• _Set problem_
Working from the top of the listing below, retype each line through the line containing "like you couldn\textquotesingle", both included, with no pictures.

• _Exercise material_
┌────────

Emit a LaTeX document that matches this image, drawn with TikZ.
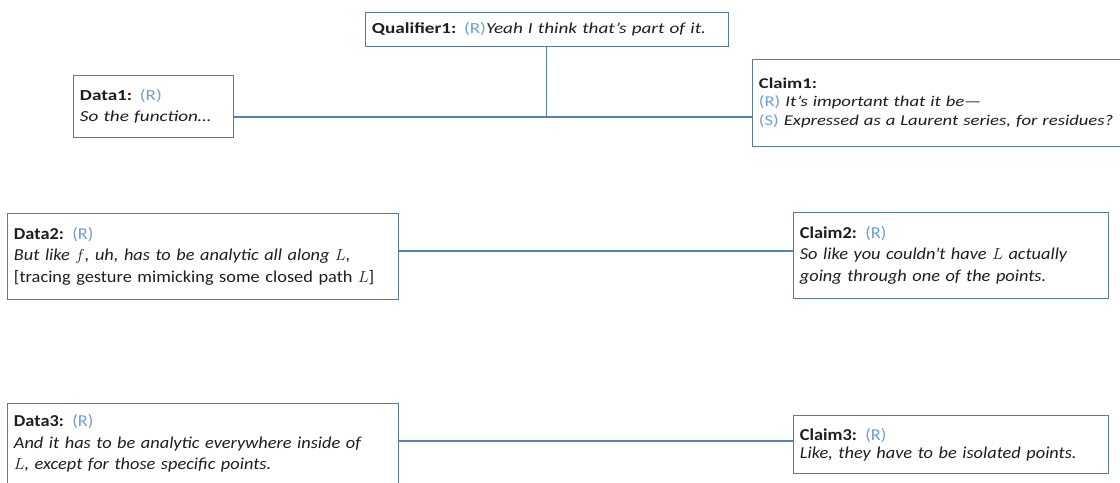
\documentclass[tikz,border=0pt]{standalone}
\usepackage{fontspec}
\setmainfont{Carlito}
\newfontfamily\topfont[FakeStretch=1.25]{Carlito}
\newfontfamily\lowfont[FakeStretch=1.1]{Carlito}
\usepackage{xcolor}
\usetikzlibrary{positioning}

\definecolor{boxline}{RGB}{88,124,158}
\definecolor{linkline}{RGB}{84,130,178}
\definecolor{speaker}{RGB}{110,160,210}
\definecolor{talk}{RGB}{30,30,30}

% speaker tag and heading
\newcommand{\spk}[1]{\textcolor{speaker}{\textup{(#1)}}}
\newcommand{\hd}[1]{\textbf{#1}}

\begin{document}
\begin{tikzpicture}[
    x=0.75pt, y=-0.75pt,
    box/.style={rectangle, draw=boxline, fill=white, anchor=north west, align=left, inner xsep=5pt, inner ysep=2pt, text=talk, font=\topfont\fontsize{11.5}{14}\selectfont},
    bigbox/.style={box, font=\lowfont\fontsize{12.5}{16}\selectfont},
    link/.style={draw=linkline, thick}
]
\useasboundingbox (0,0) rectangle (1120,482);

% Top row: qualifier over data1 -> claim1
\node[box, minimum width=270pt, minimum height=25.5pt, text width=262pt] (qual) at (365,12)
    {\hd{Qualifier1:} \spk{R}\textit{Yeah I think that’s part of it.}};
\node[box, minimum width=118.5pt, minimum height=46.5pt, text width=110pt] (data1) at (73,75)
    {\hd{Data1:} \spk{R}\\[2pt] \textit{So the function…}};
\node[box, minimum width=300pt, minimum height=65.25pt, text width=292pt,
      font=\topfont\fontsize{11.2}{14}\selectfont] (claim1) at (752,59)
    {\hd{Claim1:}\\ \spk{R} \textit{It’s important that it be—}\\ \spk{S} \textit{Expressed as a Laurent series, for residues?}};

% Middle row
\node[bigbox, minimum width=291.75pt, minimum height=64.5pt, text width=283pt] (data2) at (7,213)
    {\hd{Data2:} \spk{R}\\ \textit{But like $f$, uh, has to be analytic all along $L$,}\\ {[}tracing gesture mimicking some closed path $L${]}\\[-4pt]};
\node[bigbox, minimum width=234.75pt, minimum height=64.5pt, text width=226pt] (claim2) at (793,212)
    {\hd{Claim2:} \spk{R}\\ \textit{So like you couldn\textquotesingle t have $L$ actually}\\ \textit{going through one of the points.}\\[-4pt]};

% Bottom row
\node[bigbox, minimum width=291.75pt, minimum height=60pt, text width=283pt] (data3) at (7,403)
    {\hd{Data3:} \spk{R}\\ \textit{And it has to be analytic everywhere inside of}\\ \textit{$L$, except for those specific points.}};
\node[bigbox, minimum width=234pt, minimum height=43.5pt, text width=226pt,
      font=\lowfont\fontsize{12.5}{13.5}\selectfont] (claim3) at (793,415)
    {\hd{Claim3:} \spk{R}\\ \textit{Like, they have to be isolated points.}\\[-3pt]};

% Connectors
\coordinate (join1) at (qual.south |- 0,117);
\draw[link] (data1.east |- join1) -- (claim1.west |- join1);
\draw[link] (qual.south) -- (join1);
\draw[link] (data2.east |- 0,251) -- (claim2.west |- 0,251);
\draw[link] (data3.east |- 0,441) -- (claim3.west |- 0,441);

\end{tikzpicture}
\end{document}
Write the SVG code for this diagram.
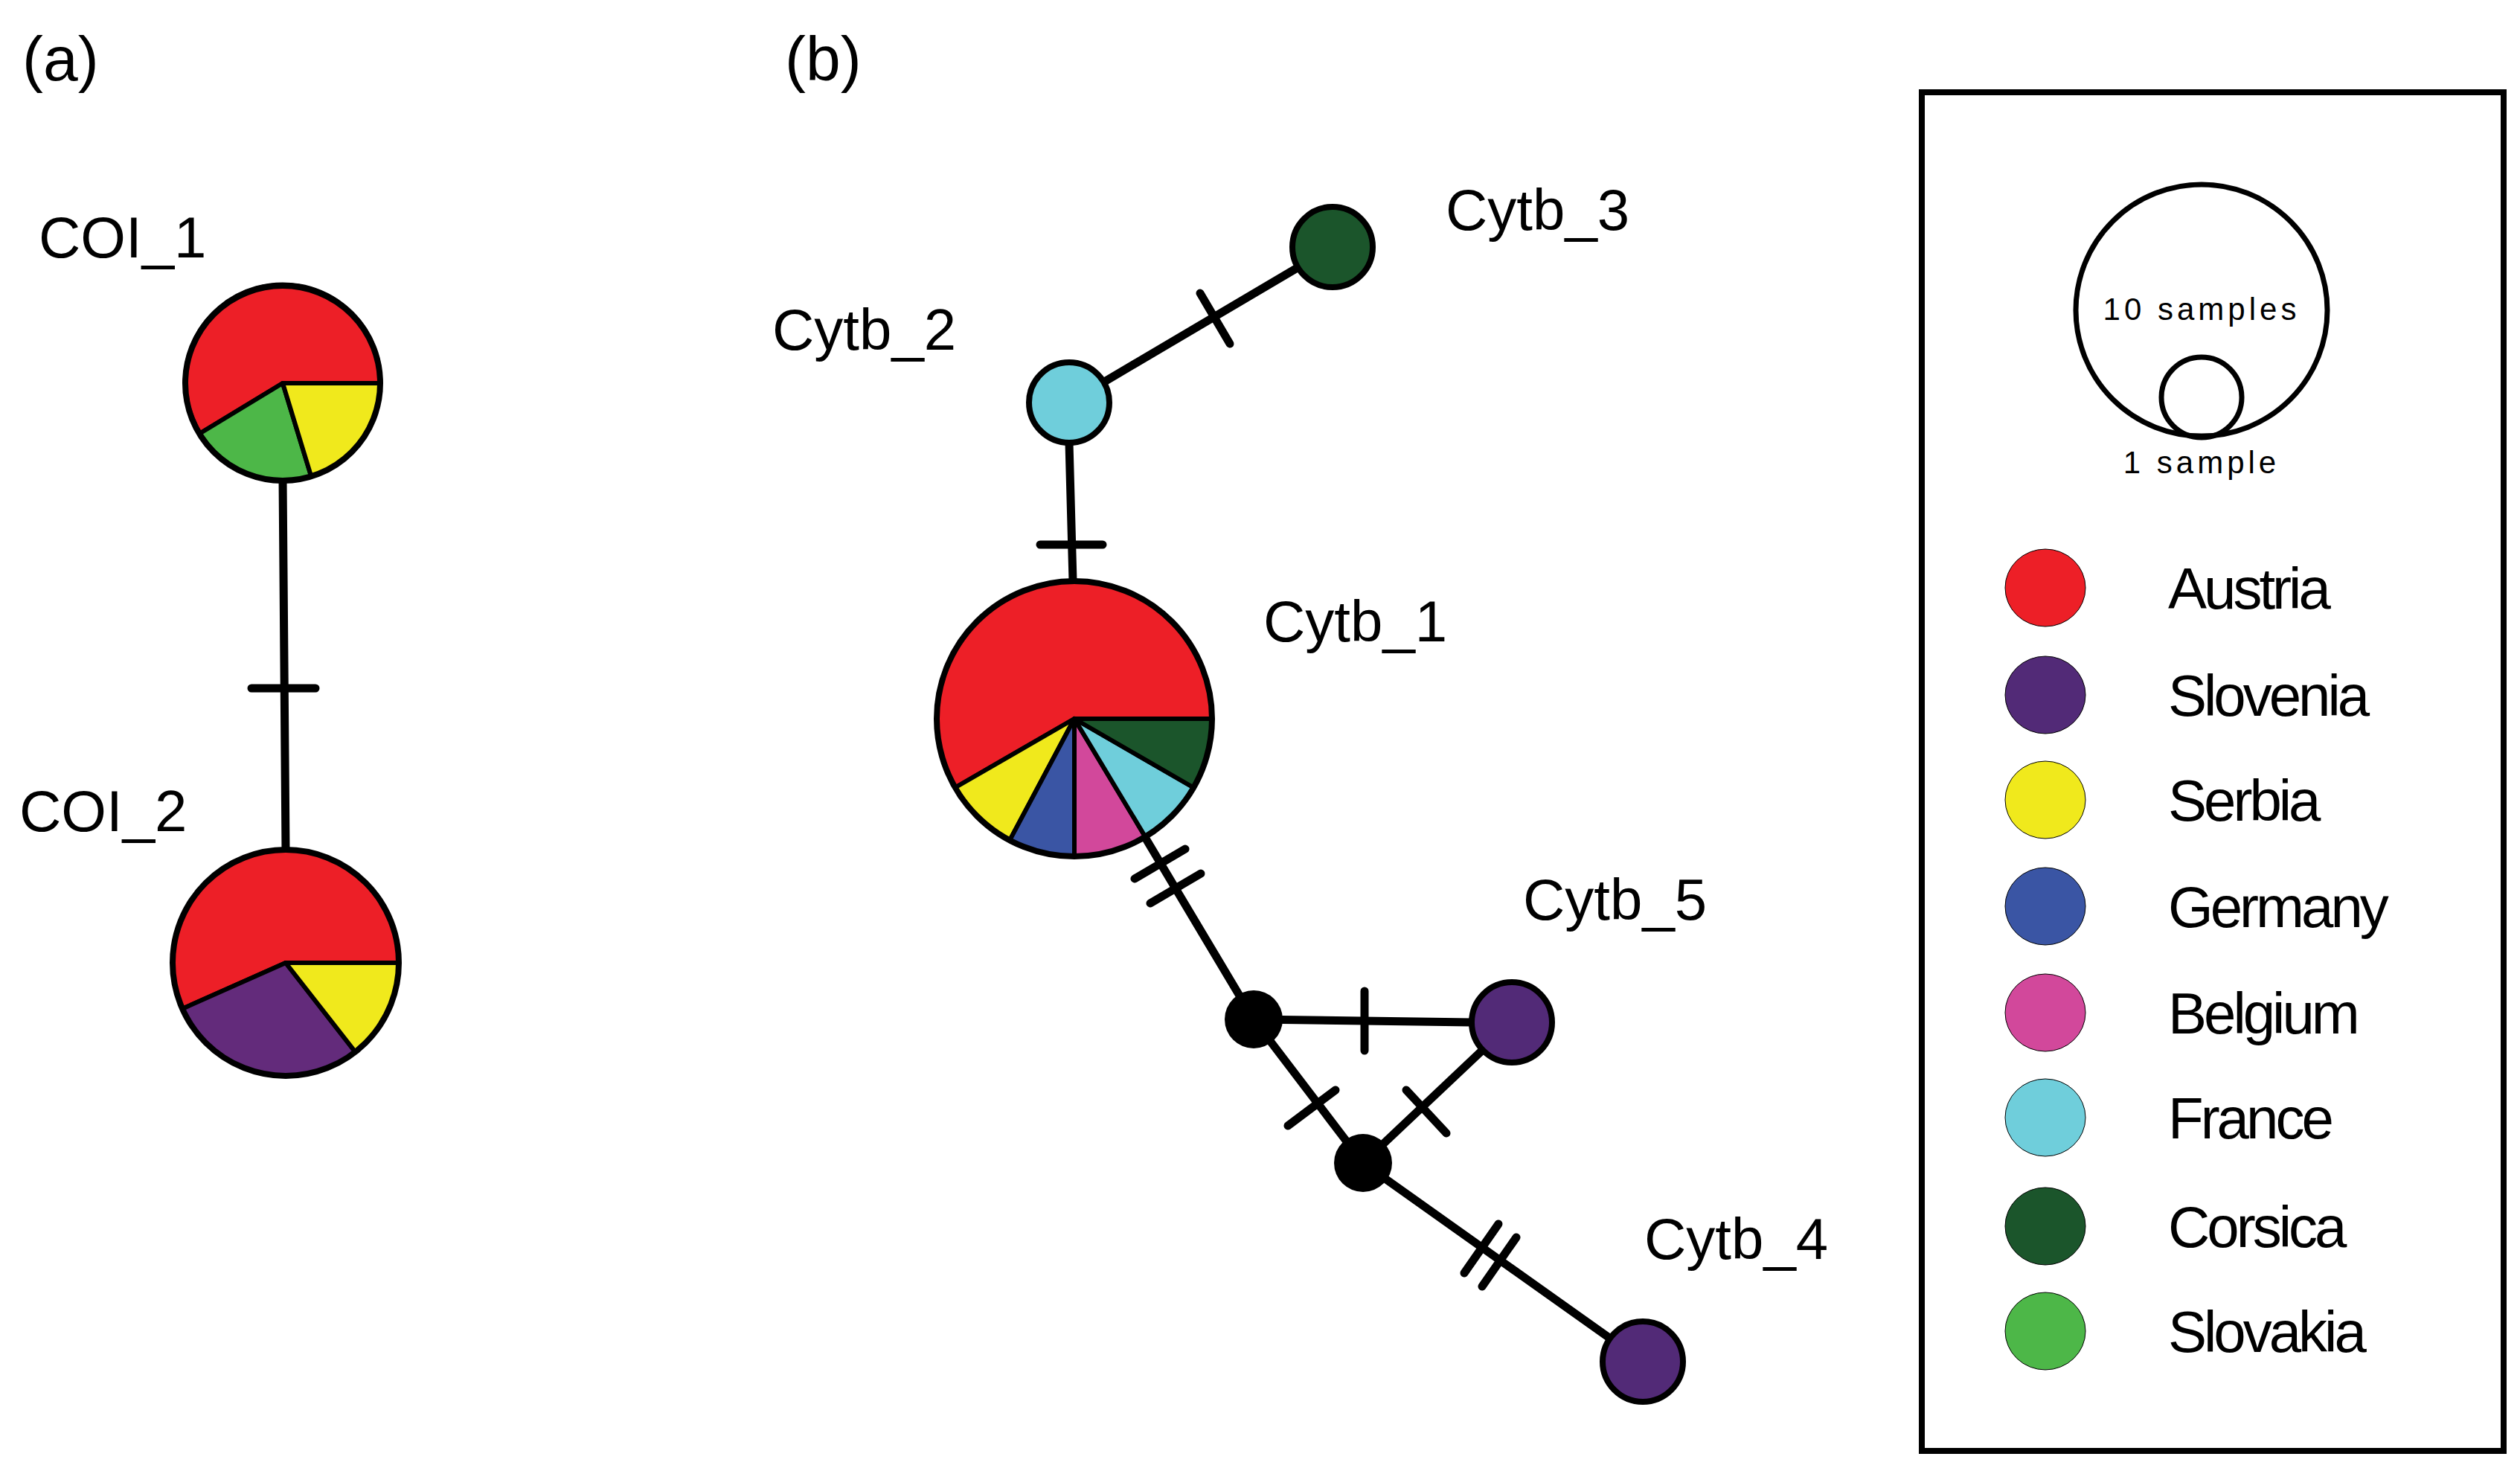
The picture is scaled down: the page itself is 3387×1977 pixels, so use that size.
<svg xmlns="http://www.w3.org/2000/svg" width="3387" height="1977" viewBox="0 0 3387 1977">
<style>
.t{font-family:"Liberation Sans",Arial,sans-serif;fill:#000}
.lbl{font-size:78px}
.pn{font-size:84px}
.leg{font-size:78px;letter-spacing:-4px}
.sm{font-size:42px;letter-spacing:5px}
.ln{stroke:#000;stroke-width:11;fill:none;stroke-linecap:round}
.sl{stroke:#000;stroke-width:6;stroke-linejoin:round}
.nd{stroke:#000;stroke-width:8}
</style>
<rect width="3387" height="1977" fill="#fff"/>
<text class="t pn" x="30" y="108">(a)</text>
<text class="t pn" x="1055" y="108">(b)</text>
<g id="connectors">
<line class="ln" x1="380" y1="643" x2="384" y2="1142"/>
<line class="ln" x1="338" y1="925" x2="424" y2="925"/>
<line class="ln" x1="1437" y1="541" x2="1791" y2="332"/>
<line class="ln" x1="1613" y1="394" x2="1653" y2="462"/>
<line class="ln" x1="1437" y1="595" x2="1442" y2="781"/>
<line class="ln" x1="1398" y1="732" x2="1482" y2="732"/>
<line class="ln" x1="1537" y1="1122" x2="1685" y2="1370"/>
<line class="ln" x1="1525" y1="1181" x2="1593" y2="1141"/>
<line class="ln" x1="1546" y1="1214" x2="1614" y2="1174"/>
<line class="ln" x1="1685" y1="1370" x2="1978" y2="1374"/>
<line class="ln" x1="1834" y1="1332" x2="1834" y2="1412"/>
<line class="ln" x1="1685" y1="1370" x2="1832" y2="1563"/>
<line class="ln" x1="1731" y1="1513" x2="1795" y2="1465"/>
<line class="ln" x1="2032" y1="1374" x2="1832" y2="1563"/>
<line class="ln" x1="1890" y1="1465" x2="1944" y2="1523"/>
<line class="ln" x1="1832" y1="1563" x2="2208" y2="1830"/>
<line class="ln" x1="1968" y1="1711" x2="2014" y2="1645"/>
<line class="ln" x1="1992" y1="1729" x2="2038" y2="1663"/>
</g>
<g id="COI_1">
<path class="sl" fill="#ed1f27" d="M380,515 L511,515 A131,131 0 1 0 268.7,582.5 Z"/>
<path class="sl" fill="#4db748" d="M380,515 L268.7,582.5 A131,131 0 0 0 418.3,640.3 Z"/>
<path class="sl" fill="#f0e91c" d="M380,515 L418.3,640.3 A131,131 0 0 0 511,515 Z"/>
<circle cx="380" cy="515" r="131" fill="none" stroke="#000" stroke-width="8"/>
<text class="t lbl" x="52" y="346">COI_1</text>
</g>
<g id="COI_2">
<path class="sl" fill="#ed1f27" d="M384,1294 L536,1294 A152,152 0 1 0 245.1,1355.8 Z"/>
<path class="sl" fill="#632b7b" d="M384,1294 L245.1,1355.8 A152,152 0 0 0 477.6,1413.8 Z"/>
<path class="sl" fill="#f0e91c" d="M384,1294 L477.6,1413.8 A152,152 0 0 0 536,1294 Z"/>
<circle cx="384" cy="1294" r="152" fill="none" stroke="#000" stroke-width="8"/>
<text class="t lbl" x="26" y="1117">COI_2</text>
</g>
<g id="Cytb_1">
<path class="sl" fill="#ed1f27" d="M1444,966 L1629,966 A185,185 0 1 0 1283.8,1058.5 Z"/>
<path class="sl" fill="#f0e91c" d="M1444,966 L1283.8,1058.5 A185,185 0 0 0 1357.1,1129.4 Z"/>
<path class="sl" fill="#3a55a4" d="M1444,966 L1357.1,1129.4 A185,185 0 0 0 1444,1151 Z"/>
<path class="sl" fill="#d2489b" d="M1444,966 L1444,1151 A185,185 0 0 0 1539.3,1124.6 Z"/>
<path class="sl" fill="#6fcedb" d="M1444,966 L1539.3,1124.6 A185,185 0 0 0 1604.2,1058.5 Z"/>
<path class="sl" fill="#1b552b" d="M1444,966 L1604.2,1058.5 A185,185 0 0 0 1629,966 Z"/>
<circle cx="1444" cy="966" r="185" fill="none" stroke="#000" stroke-width="8"/>
<text class="t lbl" x="1698" y="862">Cytb_1</text>
</g>
<g id="Cytb_2"><circle class="nd" cx="1437" cy="541" r="54" fill="#6fcedb"/><text class="t lbl" x="1038" y="470">Cytb_2</text></g>
<g id="Cytb_3"><circle class="nd" cx="1791" cy="332" r="54" fill="#1b552b"/><text class="t lbl" x="1943" y="309">Cytb_3</text></g>
<g id="Cytb_5"><circle class="nd" cx="2032" cy="1374" r="54" fill="#522a77"/><text class="t lbl" x="2047" y="1236">Cytb_5</text></g>
<g id="Cytb_4"><circle class="nd" cx="2208" cy="1830" r="54" fill="#522a77"/><text class="t lbl" x="2210" y="1692">Cytb_4</text></g>
<g id="mv1"><circle cx="1685" cy="1370" r="39" fill="#000"/></g>
<g id="mv2"><circle cx="1832" cy="1563" r="39" fill="#000"/></g>
<g id="legend">
<rect x="2583" y="124" width="782" height="1826" fill="none" stroke="#000" stroke-width="8"/>
<circle cx="2959" cy="417" r="169" fill="none" stroke="#000" stroke-width="7"/>
<circle cx="2959" cy="534" r="54" fill="none" stroke="#000" stroke-width="7"/>
<text class="t sm" x="2959" y="430" text-anchor="middle">10 samples</text>
<text class="t sm" x="2959" y="636" text-anchor="middle">1 sample</text>
<g stroke="#000" stroke-width="1">
<ellipse cx="2749" cy="790" rx="54" ry="52" fill="#ed1f27"/>
<ellipse cx="2749" cy="934" rx="54" ry="52" fill="#522a77"/>
<ellipse cx="2749" cy="1075" rx="54" ry="52" fill="#f0e91c"/>
<ellipse cx="2749" cy="1218" rx="54" ry="52" fill="#3a55a4"/>
<ellipse cx="2749" cy="1361" rx="54" ry="52" fill="#d2489b"/>
<ellipse cx="2749" cy="1502" rx="54" ry="52" fill="#6fcedb"/>
<ellipse cx="2749" cy="1648" rx="54" ry="52" fill="#1b552b"/>
<ellipse cx="2749" cy="1789" rx="54" ry="52" fill="#4db748"/>
</g>
<text class="t leg" x="2914" y="818">Austria</text>
<text class="t leg" x="2914" y="962">Slovenia</text>
<text class="t leg" x="2914" y="1103">Serbia</text>
<text class="t leg" x="2914" y="1246">Germany</text>
<text class="t leg" x="2914" y="1389">Belgium</text>
<text class="t leg" x="2914" y="1530">France</text>
<text class="t leg" x="2914" y="1676">Corsica</text>
<text class="t leg" x="2914" y="1817">Slovakia</text>
</g>
</svg>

└────────

• _Result_
Emit a LaTeX document that matches this image, drawn with TikZ.
\documentclass[tikz,border=0pt]{standalone}
\usepackage{fontspec}
\setmainfont{Carlito}
\newfontfamily\topfont[FakeStretch=1.25]{Carlito}
\newfontfamily\lowfont[FakeStretch=1.1]{Carlito}
\usepackage{xcolor}
\usetikzlibrary{positioning}

\definecolor{boxline}{RGB}{88,124,158}
\definecolor{linkline}{RGB}{84,130,178}
\definecolor{speaker}{RGB}{110,160,210}
\definecolor{talk}{RGB}{30,30,30}

% speaker tag and heading
\newcommand{\spk}[1]{\textcolor{speaker}{\textup{(#1)}}}
\newcommand{\hd}[1]{\textbf{#1}}

\begin{document}
\begin{tikzpicture}[
    x=0.75pt, y=-0.75pt,
    box/.style={rectangle, draw=boxline, fill=white, anchor=north west, align=left, inner xsep=5pt, inner ysep=2pt, text=talk, font=\topfont\fontsize{11.5}{14}\selectfont},
    bigbox/.style={box, font=\lowfont\fontsize{12.5}{16}\selectfont},
    link/.style={draw=linkline, thick}
]
\useasboundingbox (0,0) rectangle (1120,482);

% Top row: qualifier over data1 -> claim1
\node[box, minimum width=270pt, minimum height=25.5pt, text width=262pt] (qual) at (365,12)
    {\hd{Qualifier1:} \spk{R}\textit{Yeah I think that’s part of it.}};
\node[box, minimum width=118.5pt, minimum height=46.5pt, text width=110pt] (data1) at (73,75)
    {\hd{Data1:} \spk{R}\\[2pt] \textit{So the function…}};
\node[box, minimum width=300pt, minimum height=65.25pt, text width=292pt,
      font=\topfont\fontsize{11.2}{14}\selectfont] (claim1) at (752,59)
    {\hd{Claim1:}\\ \spk{R} \textit{It’s important that it be—}\\ \spk{S} \textit{Expressed as a Laurent series, for residues?}};

% Middle row
\node[bigbox, minimum width=291.75pt, minimum height=64.5pt, text width=283pt] (data2) at (7,213)
    {\hd{Data2:} \spk{R}\\ \textit{But like $f$, uh, has to be analytic all along $L$,}\\ {[}tracing gesture mimicking some closed path $L${]}\\[-4pt]};
\node[bigbox, minimum width=234.75pt, minimum height=64.5pt, text width=226pt] (claim2) at (793,212)
    {\hd{Claim2:} \spk{R}\\ \textit{So like you couldn\textquotesingle t have $L$ actually}\\ \textit{going through one of the points.}\\[-4pt]};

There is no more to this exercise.